Richard Davenport-Hines

Sleepless in New York

A Splendid Intelligence: The Life of Elizabeth Hardwick

By

W W Norton 376pp £27.99
 

Lexington Public Library was the saving of Elizabeth Hardwick. Born in 1916, eighth of the eleven children of a chain-smoking plumber, she grew up in a multiracial district of Lexington, Kentucky. Derelict people and building plots surrounded her as a girl; ‘the debris of hope’, she called the rubbish tips and human renegades. The Lexington librarians’ shelf classification of Thomas Mann’s Death in Venice as a mystery led her to discover classic literature. She became an avid reader and began her self-propelled flight from provincialism.
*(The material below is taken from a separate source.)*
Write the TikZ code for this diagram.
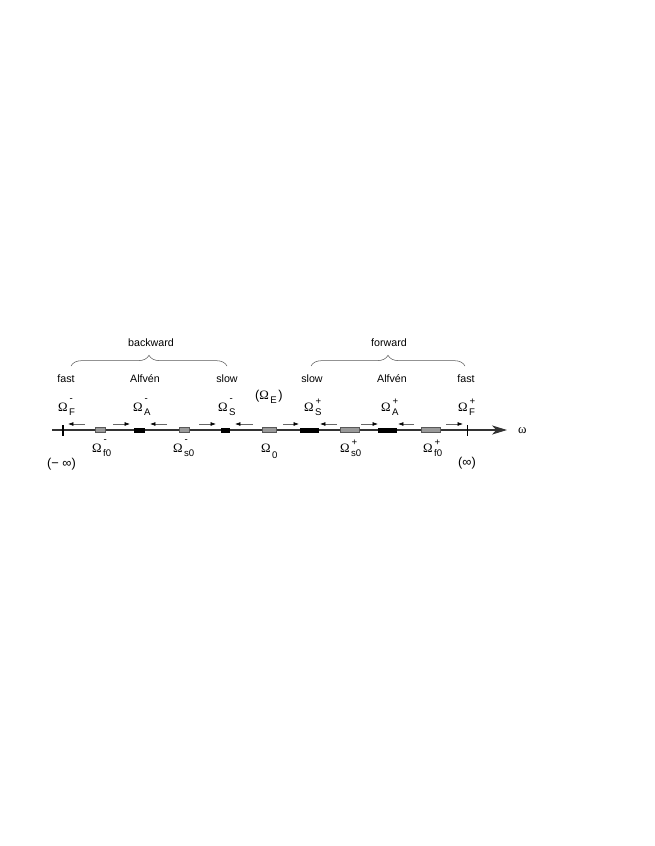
\documentclass[tikz,border=0pt]{standalone}
\usepackage{fontspec}
\setmainfont{Liberation Sans}
\newfontfamily\grk{Liberation Serif}
\usetikzlibrary{arrows.meta,decorations.pathreplacing}

% Omega with a stacked sub- and superscript
\newcommand{\mn}{\raisebox{2.5pt}{-}}
\newcommand{\om}[3][4.2pt]{{\grk\fontsize{12}{12}\selectfont Ω}\kern1.3pt\rlap{\kern0.5pt\raisebox{6.3pt}{\fontsize{9}{9}\selectfont #3}}\raisebox{-#1}{\fontsize{9}{9}\selectfont #2}}

\tikzset{
  word/.style={anchor=base, inner sep=0pt, font=\fontsize{10}{12}\selectfont},
  om/.style={anchor=base west, inner sep=0pt},
  graybox/.style={draw=black!65, fill=black!40, line width=0.5pt, inner sep=0pt,
    minimum height=5*0.9358pt, minimum width=#1*0.9358pt},
  blackbox/.style={fill=black, inner sep=0pt,
    minimum height=5*0.9358pt, minimum width=#1*0.9358pt},
  flowarr/.style={-{Latex[black,length=5pt,width=3.6pt]}, line width=0.6pt, black!60},
  axis/.style={-{Stealth[length=14pt,width=8.5pt,inset=4pt]}, line width=1.1pt, black!80},
  tick/.style={line width=1.8pt},
  brc/.style={decorate, decoration={brace, amplitude=10pt}, black!65, line width=0.5pt}
}

\begin{document}
\begin{tikzpicture}[x=0.9358pt,y=-0.9358pt]
\useasboundingbox (0,0) rectangle (654,846);

% axis
\coordinate (axL) at (52,430);
\coordinate (axR) at (507,430);
\draw[axis] (axL) -- (axR);
\node[anchor=base west, inner sep=0pt] (om) at (518,433) {\grk\fontsize{12}{12}\selectfont ω};

\draw[tick] (62.7,425) -- (62.7,436);
\draw[tick] (467.5,425) -- (467.5,436);

% boxes on the axis
\node[graybox=10]  (bf0m) at (100,430)   {};
\node[blackbox=11] (bAm)  at (139.5,430) {};
\node[graybox=10]  (bs0m) at (184,430)   {};
\node[blackbox=9]  (bSm)  at (225.5,430) {};
\node[graybox=14]  (bz)   at (269,430)   {};
\node[blackbox=19] (bSp)  at (309,430)   {};
\node[graybox=19]  (bs0p) at (350,430)   {};
\node[blackbox=19] (bAp)  at (387.5,430) {};
\node[graybox=19]  (bf0p) at (430.5,430) {};

% small arrows
\foreach \s/\e in {85/68,113/130,167/150,199/216,253/235,283/299,337/320,361/378,414/398,446/463}
  \draw[flowarr] (\s,424) -- (\e,424);

% labels above
\node[om] (omFm) at (58,411)  {\om{F}{\mn}};
\node[om] (omAm) at (133,411) {\om{A}{\mn}};
\node[om] (omSm) at (218,411) {\om{S}{\mn}};
\node[om] (omE)  at (255,399) {{\fontsize{12}{12}\selectfont(}\om[4pt]{E}{}\kern1.5pt{\fontsize{12}{12}\selectfont)}};
\node[om] (omSp) at (304,411) {\om{S}{+}};
\node[om] (omAp) at (381,411) {\om{A}{+}};
\node[om] (omFp) at (458,411) {\om{F}{+}};

% labels below
\node[om] (omfm) at (92,452.3)  {\om{f0}{\mn}};
\node[om] (omsm) at (173,452.3) {\om{s0}{\mn}};
\node[om] (omz)  at (261,452.3) {\om[5.6pt]{0}{}};
\node[om] (omsp) at (340,452.3) {\om{s0}{+}};
\node[om] (omfp) at (423,452.3) {\om{f0}{+}};

\node[word, font=\fontsize{12}{12}\selectfont] (minf) at (61.5,467) {(− ∞)};
\node[word, font=\fontsize{12}{12}\selectfont] (pinf) at (467,466) {(∞)};

% wave names
\node[word] (fastL)  at (66,382)  {fast};
\node[word] (alfL)   at (145,382) {Alfvén};
\node[word] (slowL)  at (227,382) {slow};
\node[word] (slowR)  at (312,382) {slow};
\node[word] (alfR)   at (392,382) {Alfvén};
\node[word] (fastR)  at (466,382) {fast};

\draw[brc] (71,366) -- (227,366);
\draw[brc] (311,366) -- (465,366);
\node[word] (bw) at (151,346) {backward};
\node[word] (fw) at (389,346) {forward};
\end{tikzpicture}
\end{document}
When, at high school, she was voted the ‘best-natured member of the class’, she cried herself to sleep with mortification. At the age of eighteen, in 1934, she entered the University of Kentucky. Its émigré European professors, the poetry of Auden and Eliot, and political activism all thrilled her. She wanted to write but did not wish to be pigeonholed as a Southern writer. In 1939 she started doctoral research on 17th-century English poetry at Columbia University in New York, but she grew impatient with the finicky textualism of her work. She underwent real privation as she tried to establish herself as a writer.